I’ve referenced a method here (euler_path?) that you haven’t seen yet. It is defined in Section 9.4.4, “Determining Whether a Graph Has an Euler Path.”

A refinement of this algorithm could be used to determine the set of all connected components (or cliques) in a graph that is not overall fully connected. I won’t cover this here.

9.4.3 Determining Whether a Graph Has an Euler Circuit

There is no branch of mathematics, however abstract, which may not some day be applied to phenomena of the real world.

—Nikolai Lobachevsky

Sometimes we want to know whether a graph has an Euler circuit. This term (pronounced oiler circuit) comes from the mathematician Leonhard Euler, who essentially founded the field of topology by dealing with a particular instance of this question. (A graph of this nature is sometimes called a unicursive graph because it can be drawn without lifting the pen from the paper or retracing.)

In the German town of Königsberg, there was an island in the middle of the river (near where the river split into two parts). Seven bridges crisscrossed at various places between opposite shores and the island. The townspeople wondered whether it was possible to make a walking tour of the city in such a way that you would cross each bridge exactly once and return to your starting place. In 1735, Euler proved that it was impossible. This, then, is not just a classic problem, but the original graph theory problem.

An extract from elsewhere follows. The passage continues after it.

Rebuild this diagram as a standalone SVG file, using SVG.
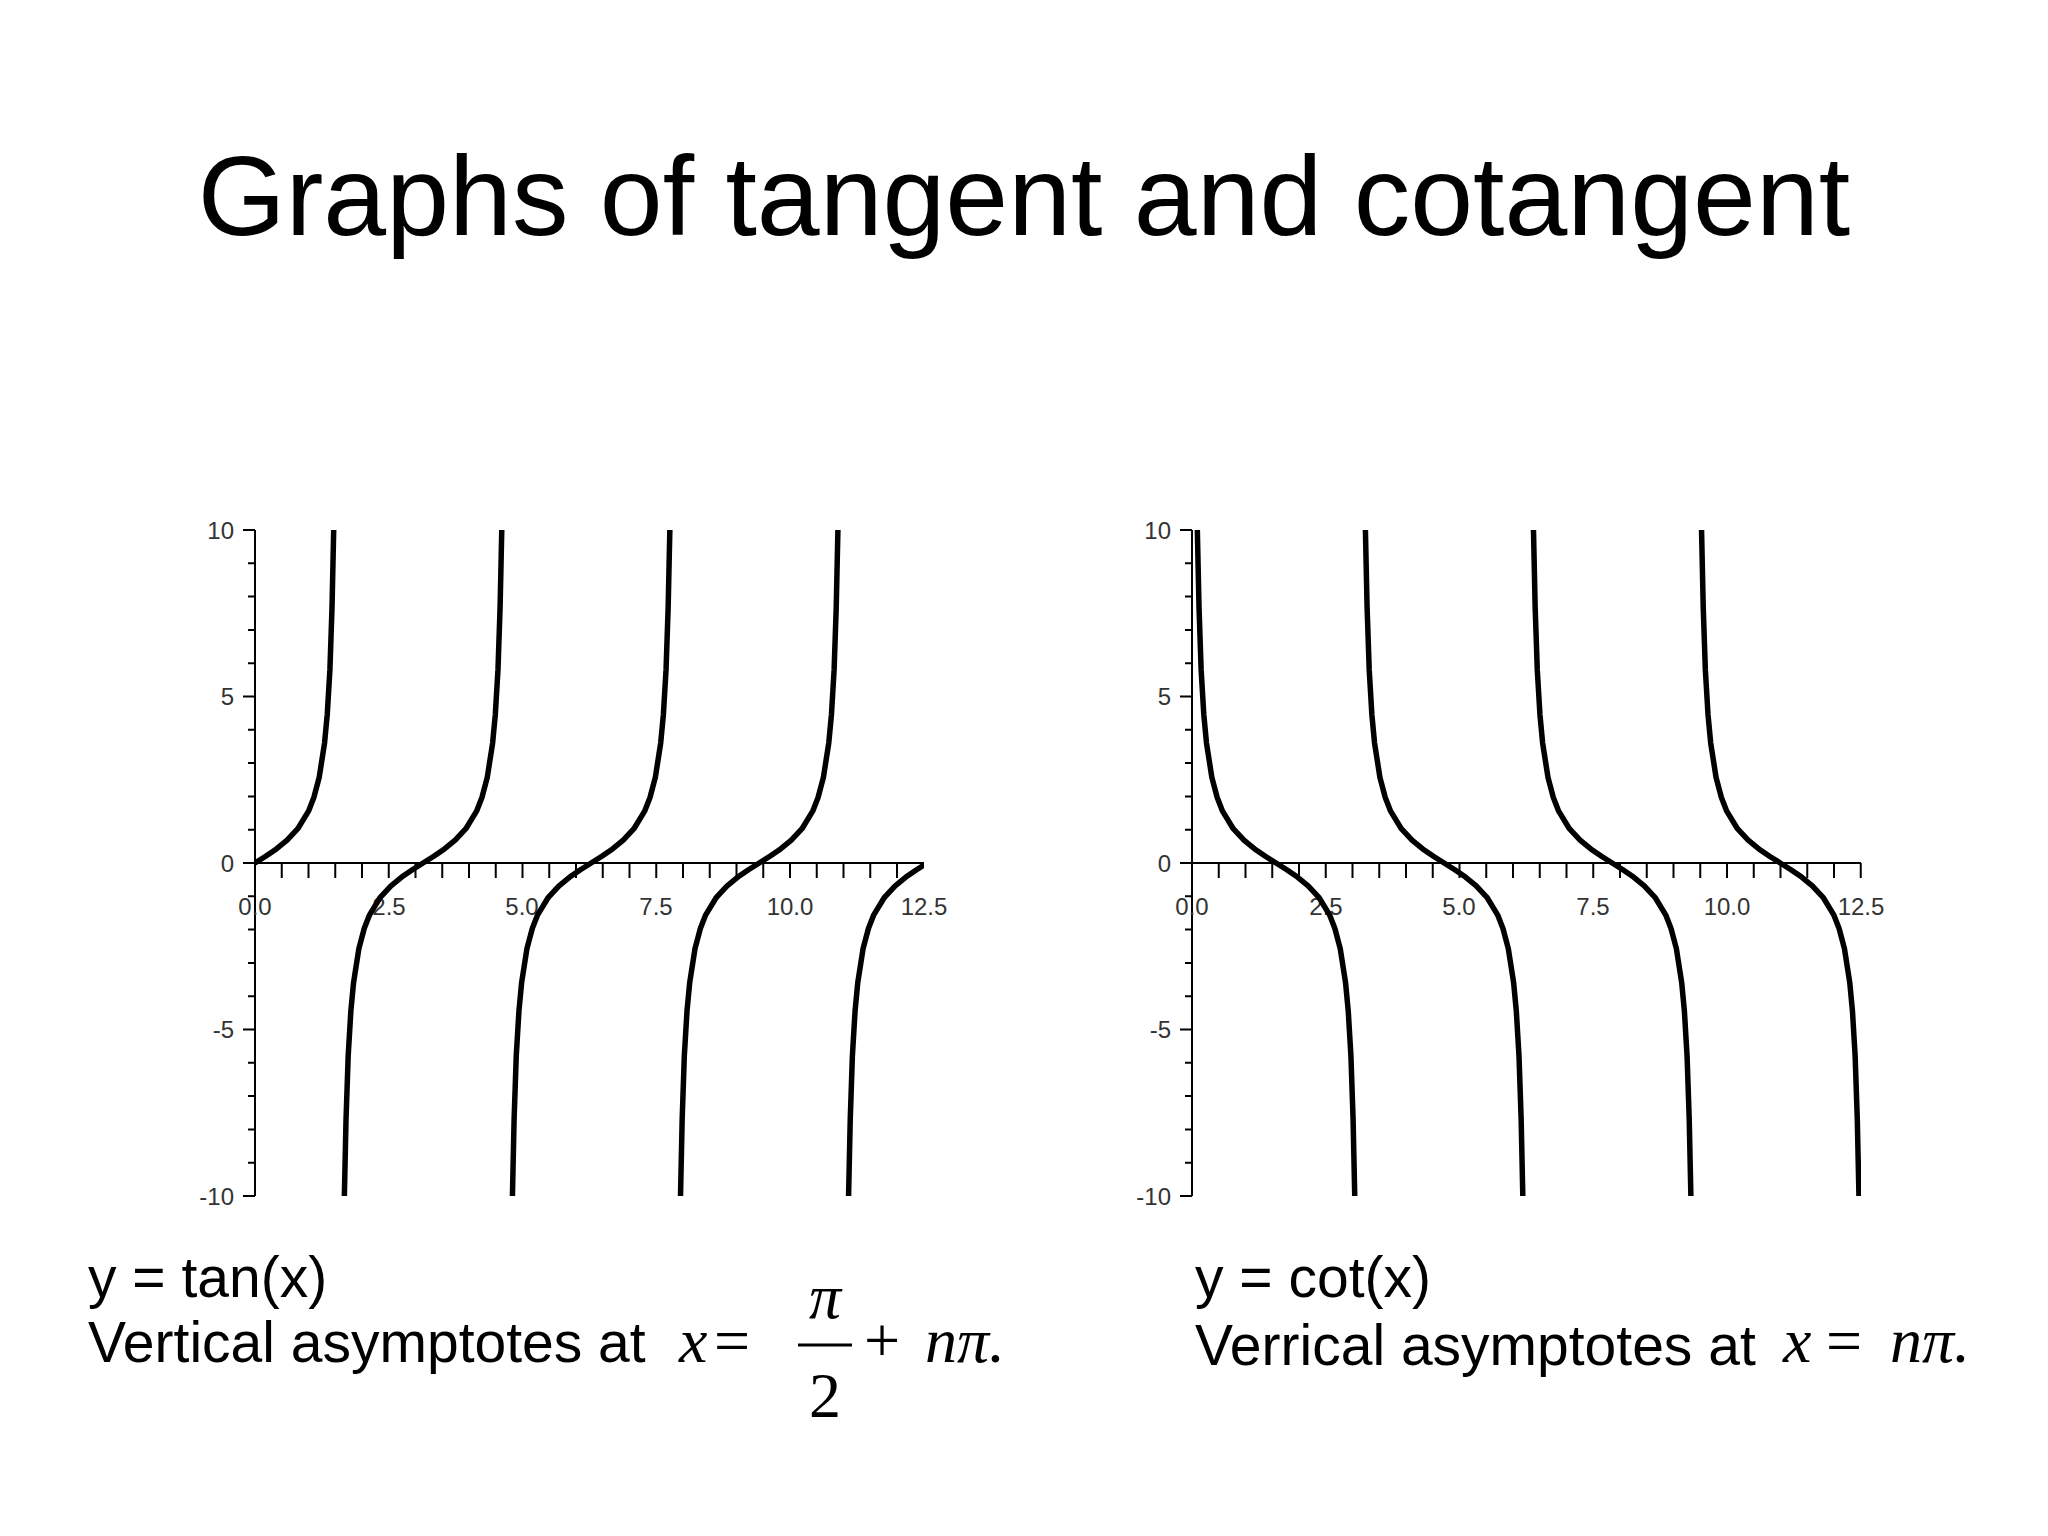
<svg xmlns="http://www.w3.org/2000/svg" width="2048" height="1536" viewBox="0 0 2048 1536">
<style>
.t{font-family:"Liberation Sans",Arial,sans-serif;fill:#000}
.m{font-family:"Liberation Serif","Times New Roman",serif;font-style:italic;fill:#000;font-size:64px}
.mr{font-family:"Liberation Serif","Times New Roman",serif;fill:#000;font-size:64px}
.ax{stroke:#000;stroke-width:2;fill:none}
.cv{stroke:#000;stroke-width:5.5;fill:none;stroke-linejoin:round}
.tl{font-family:"Liberation Sans",Arial,sans-serif;font-size:24px;fill:#333}
</style>
<defs>
<polyline id="br" points="-78.7,333 -77.04,256.3 -74.9,193.07 -72.23,148.36 -69.55,119.95 -64.2,85.65 -58.85,65.43 -53.5,51.86 -42.8,34.29 -32.1,22.78 -21.4,14.08 -10.7,6.75 0,0 10.7,-6.75 21.4,-14.08 32.1,-22.78 42.8,-34.29 53.5,-51.86 58.85,-65.43 64.2,-85.65 69.55,-119.95 72.23,-148.36 74.9,-193.07 77.04,-256.3 78.7,-333"/>
<clipPath id="cl"><rect x="255" y="520" width="669" height="690"/></clipPath>
<clipPath id="cr"><rect x="1192" y="520" width="669" height="690"/></clipPath>
</defs>
<text class="t" x="1024" y="235" font-size="113" text-anchor="middle">Graphs of tangent and cotangent</text>

<g id="tan-plot">
<path class="ax" d="M255,530V1196M255,863H924"/>
<path class="ax" d="M243,530H255M243,696.5H255M243,863H255M243,1029.5H255M243,1196H255M248,563.3H255M248,596.6H255M248,629.9H255M248,663.2H255M248,729.8H255M248,763.1H255M248,796.4H255M248,829.7H255M248,896.3H255M248,929.6H255M248,962.9H255M248,996.2H255M248,1062.8H255M248,1096.1H255M248,1129.4H255M248,1162.7H255"/>
<path class="ax" d="M281.75,863v15M308.5,863v15M335.25,863v15M362,863v15M388.75,863v15M415.5,863v15M442.25,863v15M469,863v15M495.75,863v15M522.5,863v15M549.25,863v15M576,863v15M602.75,863v15M629.5,863v15M656.25,863v15M683,863v15M709.75,863v15M736.5,863v15M763.25,863v15M790,863v15M816.75,863v15M843.5,863v15M870.25,863v15M897,863v15"/>
<g class="tl" text-anchor="end"><text x="234" y="539">10</text><text x="234" y="705">5</text><text x="234" y="872">0</text><text x="234" y="1038">-5</text><text x="234" y="1205">-10</text></g>
<g class="tl" text-anchor="middle"><text x="255" y="915">0.0</text><text x="389" y="915">2.5</text><text x="522" y="915">5.0</text><text x="656" y="915">7.5</text><text x="790" y="915">10.0</text><text x="924" y="915">12.5</text></g>
<g clip-path="url(#cl)">
<use href="#br" class="cv" transform="translate(255,863)"/>
<use href="#br" class="cv" transform="translate(423.07,863)"/>
<use href="#br" class="cv" transform="translate(591.14,863)"/>
<use href="#br" class="cv" transform="translate(759.21,863)"/>
<use href="#br" class="cv" transform="translate(927.28,863)"/>
</g>
</g>

<g id="cot-plot">
<path class="ax" d="M1192,530V1196M1192,863H1861"/>
<path class="ax" d="M1180,530H1192M1180,696.5H1192M1180,863H1192M1180,1029.5H1192M1180,1196H1192M1185,563.3H1192M1185,596.6H1192M1185,629.9H1192M1185,663.2H1192M1185,729.8H1192M1185,763.1H1192M1185,796.4H1192M1185,829.7H1192M1185,896.3H1192M1185,929.6H1192M1185,962.9H1192M1185,996.2H1192M1185,1062.8H1192M1185,1096.1H1192M1185,1129.4H1192M1185,1162.7H1192"/>
<path class="ax" d="M1218.75,863v15M1245.5,863v15M1272.25,863v15M1299,863v15M1325.75,863v15M1352.5,863v15M1379.25,863v15M1406,863v15M1432.75,863v15M1459.5,863v15M1486.25,863v15M1513,863v15M1539.75,863v15M1566.5,863v15M1593.25,863v15M1620,863v15M1646.75,863v15M1673.5,863v15M1700.25,863v15M1727,863v15M1753.75,863v15M1780.5,863v15M1807.25,863v15M1834,863v15M1860.75,863v15"/>
<g class="tl" text-anchor="end"><text x="1171" y="539">10</text><text x="1171" y="705">5</text><text x="1171" y="872">0</text><text x="1171" y="1038">-5</text><text x="1171" y="1205">-10</text></g>
<g class="tl" text-anchor="middle"><text x="1192" y="915">0.0</text><text x="1326" y="915">2.5</text><text x="1459" y="915">5.0</text><text x="1593" y="915">7.5</text><text x="1727" y="915">10.0</text><text x="1861" y="915">12.5</text></g>
<g clip-path="url(#cr)">
<use href="#br" class="cv" transform="translate(1276.04,863) scale(-1,1)"/>
<use href="#br" class="cv" transform="translate(1444.11,863) scale(-1,1)"/>
<use href="#br" class="cv" transform="translate(1612.18,863) scale(-1,1)"/>
<use href="#br" class="cv" transform="translate(1780.25,863) scale(-1,1)"/>
</g>
</g>

<g id="tan-caption">
<text class="t" x="88" y="1297" font-size="57">y = tan(x)</text>
<text class="t" x="88" y="1362" font-size="57">Vertical asymptotes at</text>
<text class="m" x="679" y="1362">x</text>
<text class="mr" x="714" y="1362">=</text>
<text class="m" x="825" y="1318" text-anchor="middle">π</text>
<line x1="798" y1="1345" x2="852" y2="1345" stroke="#000" stroke-width="3"/>
<text class="mr" x="825" y="1417" text-anchor="middle">2</text>
<text class="mr" x="864" y="1362">+</text>
<text class="m" x="925" y="1362">nπ.</text>
</g>
<g id="cot-caption">
<text class="t" x="1195" y="1297" font-size="57">y = cot(x)</text>
<text class="t" x="1195" y="1365" font-size="57">Verrical asymptotes at</text>
<text class="m" x="1783" y="1362">x</text>
<text class="mr" x="1826" y="1362">=</text>
<text class="m" x="1890" y="1362">nπ.</text>
</g>
</svg>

And, as with many things in life, when you discover the answer, it is easy. It turns out that for a graph to have an Euler circuit, it must possess only vertices with even degree. Here we add a little method to check that property:

class Graph

def euler_circuit?
return false if !connected?
(0..@max).each do |i|
return false if degree(i) % 2 != 0
end
true
end

end

mygraph = Graph.new([1,0],[0,3],[2,1],[3,1],[3,2])
mygraph.euler_circuit? # false

mygraph.remove 1,3
mygraph.euler_circuit? # true

9.4.4 Determining Whether a Graph Has an Euler Path

An Euler path is not quite the same as an Euler circuit. The word circuit implies that you must return to your starting point; with a path, we are really only concerned with visiting each edge exactly once. The following code fragment illustrates the difference:

class Graph

def euler_path?
return false if !connected?
odd=0
each_vertex do |x|
if degree(x) % 2 == 1
odd += 1
end
end
odd <= 2
end

end

mygraph = Graph.new([0,1],[1,2],[1,3],[2,3],[3,0])
mygraph.euler_circuit? # false
mygraph.euler_path? # true

9.4.5 Graph Tools in Ruby

A few graphing libraries are available for Rubyists. The most popular are intended to create graphs on websites using JavaScript, but several can also create images. The most popular pure-Ruby graphing gems are gruff, gnuplot, and rubyvis. Another option is to use the ruby-graphviz gem to create a document, and then use GraphViz to render those documents as images or printable Postscript.

In short, there may be a need for more tools of this sort. If you need more than what is already available, I urge you to write your own—or better, join an existing project. If working with graphs becomes easy enough, it may become one of those techniques we wonder how we did without.

9.5 Conclusion

We’ve taken a look here at the Set class in Ruby as well as a few examples of “home-grown” data structures. Where more advanced data structures are concerned, we’ve seen examples of inheriting from an existing class and examples of limited delegation by encapsulating an instance of another class. We’ve seen ways to store data creatively, ways to use various data structures, and how to create iterators for these classes.

We’ve looked at stacks and queues in general, and how they might be used in problem solving. We’ve also taken a cursory look at trees and graphs.

In the next chapter, we are again looking at the manipulation of data. But where we have so far been concerned with objects stored in memory, we will now be looking at secondary storage—working with files (and I/O in general), databases, and persistent objects.